Day 5 - Following God's lead

Scripture focus: This is God's Word on the subject: "As soon as Babylon's seventy years are up and not a day before, I'll show up and take care of you as I promised and bring you back home. I know what I'm doing. I have it all planned out—plans to take care of you, not abandon you, plans to give you the future you hope for. When you call on me, when you come and pray to me, I'll listen. When you come looking for me, you'll find me. Yes, when you get serious about finding me and want it more than anything else, I'll make sure you won't be disappointed." God's Decree. "I'll turn things around for you. I'll bring you back from all the countries into which I drove you"—God's Decree—"bring you home to the place from which I sent you off into exile. You can count on it." Jeremiah 29:10-14 (The Message)

Soon it will be the season when I leave my work several times a week in the late afternoon in search of a lacrosse field. It won't be just any field, it'll be the one where my boy will be warming up. I'll take my place in the bleachers (if we're lucky and the field has them). I'll arrive early - I love to watch the pre-game rituals. I'll unfold my very expensive but appropriately logoed stadium chair, whip out a good book and try to concentrate on the latest word on the topics I'm passionate about - God, people who are hurting, and stories about how these two things intersect. But I will struggle to concentrate. This will be the last season I ever take this particular position in the arena - mom-in-watching.
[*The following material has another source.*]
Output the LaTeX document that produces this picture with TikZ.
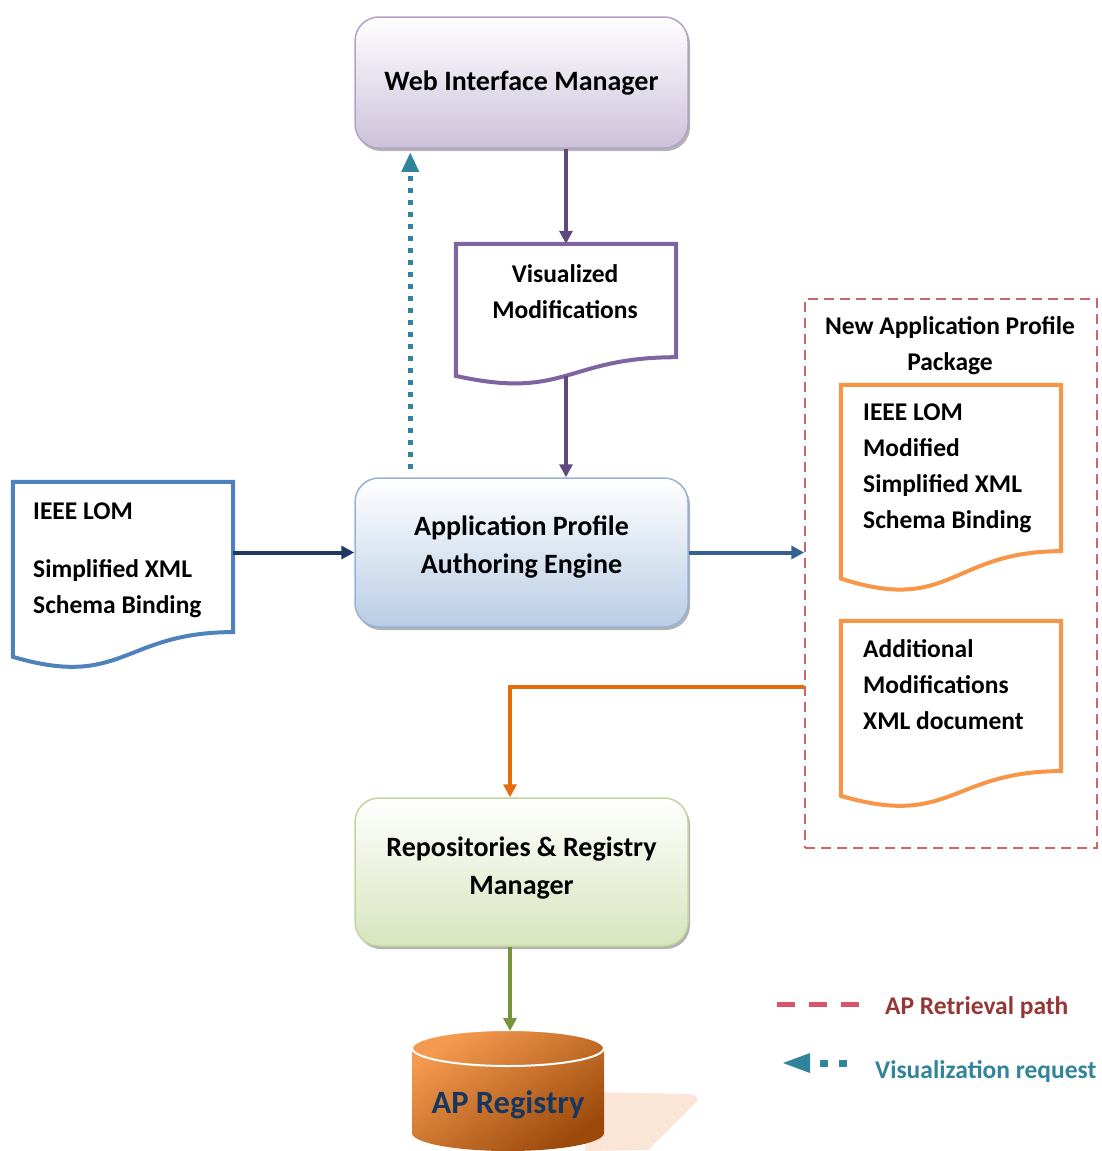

I have experienced some of my most profound worship experiences sitting in this place. Long before the other parental units arrive, alone and solitary in my seat as watchful guardian of a team of boys - several of whom I watched learn this game as fifth graders, the leaves blossoming in the trees that seem to stand watch around most fields and the sky awash with God light - I marvel at how it must feel to be God, a heavenly Father who watches us as intently as my eyes track the throwing motions and catching skills of a group of kids who think they're here to play a game. But I harbor other notions. I think they're on this field to practice becoming men.


How hard it is for me to let my child play without continually pointing out the significance of each moment! He thinks about scoring and line drills - as if these matter. I think about how the long practices and bruises build his muscles - and I'm not talking biceps. So when I chew over Jeremiah 29, I find comfort in the tenth through fourteenth verses. Because it seems to me that God, too, can't quite leave his children to their own devices. Even as they live with a seventy year exile experience (that was completely God's decision), God can't help but run to the sidelines of the playing field and holler out words of encouragement. This season I'm a senior mom, and I keep telling myself I'm going to behave this year and be an appropriate role model for the rookie moms. No yelling from the bleachers for me! But if, just maybe, an occasion arises where it seems absolutely essential to offer up a word of encouragement, I am chewing on the kinds of words God chose to yell to his children all those many years ago. He reminds his children of his own character and good intentions towards them. He doesn't demand that his children perform. He invites them to call out to him and he guarantees he'll show up.